In contrast, this design feels playful and fun. Here, the slab serifs feel more trendy and less serious.
Slab serifs seem to be used most frequently in large display type. In this design, the much smaller text caught my attention. The chunky serifs have a lovely rhythm to them that elevates the design.
The way the designer reflected the thickness of the serif type in the thickness of the circle to the left is particularly interesting. The other circles reflect the thickness of the type they contain. These unified elements feel very refined.
I wouldn’t have thought of slab serifs in this way, but here they convey a curiously futuristic style. The concept of more playful future is interesting, as opposed to a more stereotypical streamlined or computer-oriented one.
Scripts are a particularly trendy feature in web typography. They have their traditional usage in formal invitations and such, but in recent years, they have become popular in interactive design. We are drawn to them for their ability to disconnect from the digital world. Their naturalistic qualities make them a great option for creating a down-to-earth tone.
This website offers a perfect demonstration of script type in web design. Here the script-style logo hides the fact that under the hood this product is a very technical one. It makes the daunting world of bookmaking fun and accessible.
In rather stark contrast to the former example, this website uses script-style text in a more traditional way. Here, it elevates the design and gives it a luxurious feel—a perfect pairing with the content of the site.
This site demonstrates what I love about script fonts; they can be so versatile. In this example, the overall tone is playful and fun, a rather whimsical contrast to the traditional use of the font style.
I appreciate how the script style font above reflects the organic quality of this brand that perfectly pairs farmers with a technical product. It feels organic, and yet still modern and hip.
I selected this example as the stereotypical wedding invitation scenario for script fonts. Despite the predictability of the script style for this purpose, the designer used an atypical typeface to give it a fresh modern feel instead of a very traditional one.
Finally, we have what I call mixed type—when the designer combines a minimum of three different fonts. This doesn’t include variations on a single font, but rather three or more completely different typefaces. Let’s look at the samples to demonstrate what I mean:
This example clearly shows three different fonts at work: a prominent script font, and both a serif and sans-serif font. Here it creates a lovely balance and isn’t necessarily a bold aspect of the design.
Here we see a different approach at work.
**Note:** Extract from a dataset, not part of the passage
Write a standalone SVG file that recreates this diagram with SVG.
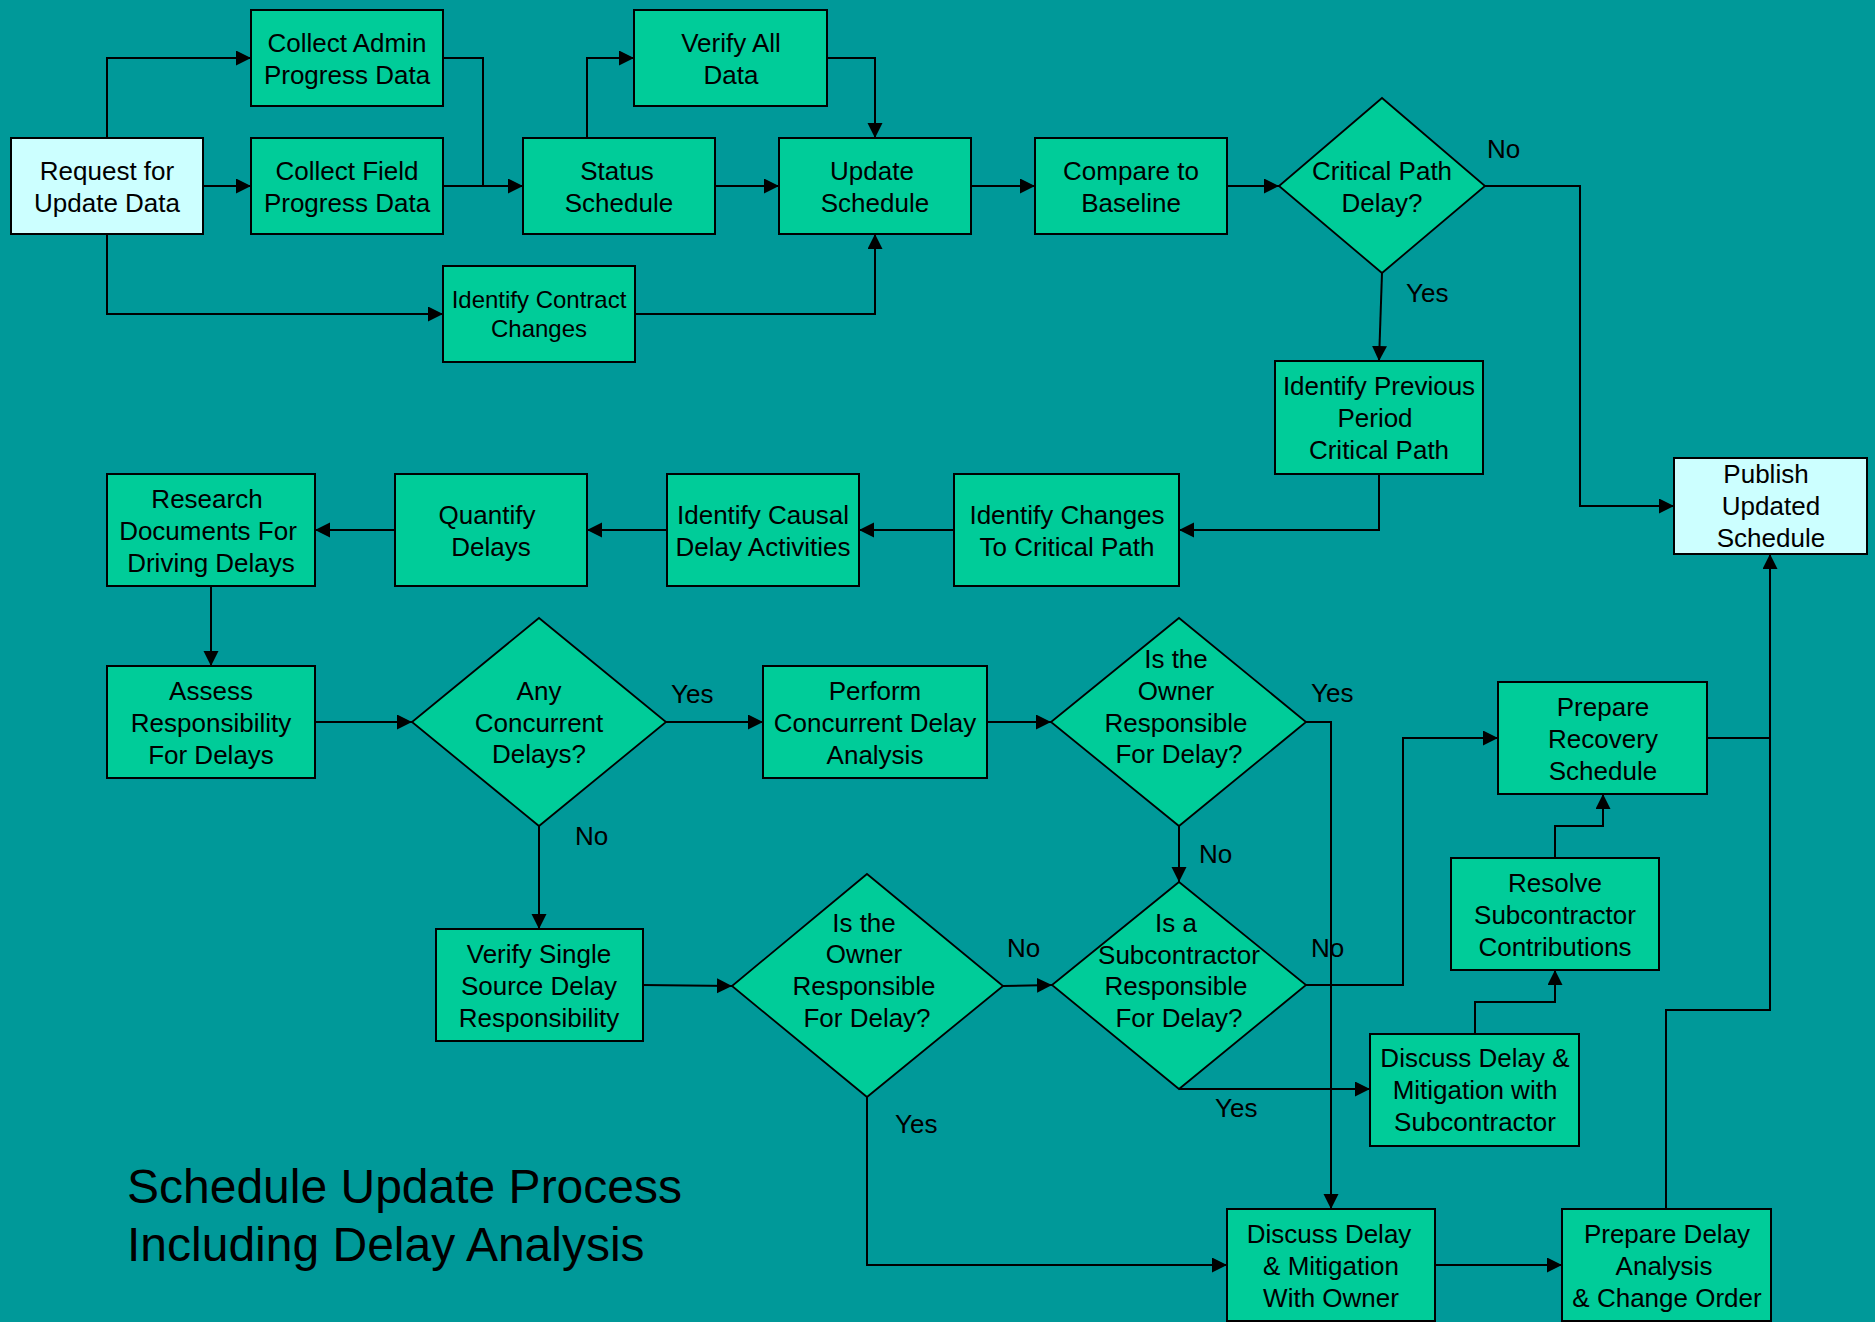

The overall solution is much more typographic, and the use of type is really more of the focal point. The mixed type creates a unique feel that is matched by the textures, patterns and simple artwork.
In this example, you have to visit the site to see the approach fully at work. That said, it combines three trendy fonts to create a simple yet beautiful design.
This lovely yet simple design, combines three very distinct fonts to create a stylish design. The individuals initials are turned into a logo of sorts and the supporting fonts help it to truly stand out.
This final example uses the mixed type approach in an interesting way. The type treatment in this case is a form of illustration that adds to the overall beauty of the design. The type pairs perfectly with the artwork and reflects the same style and voice.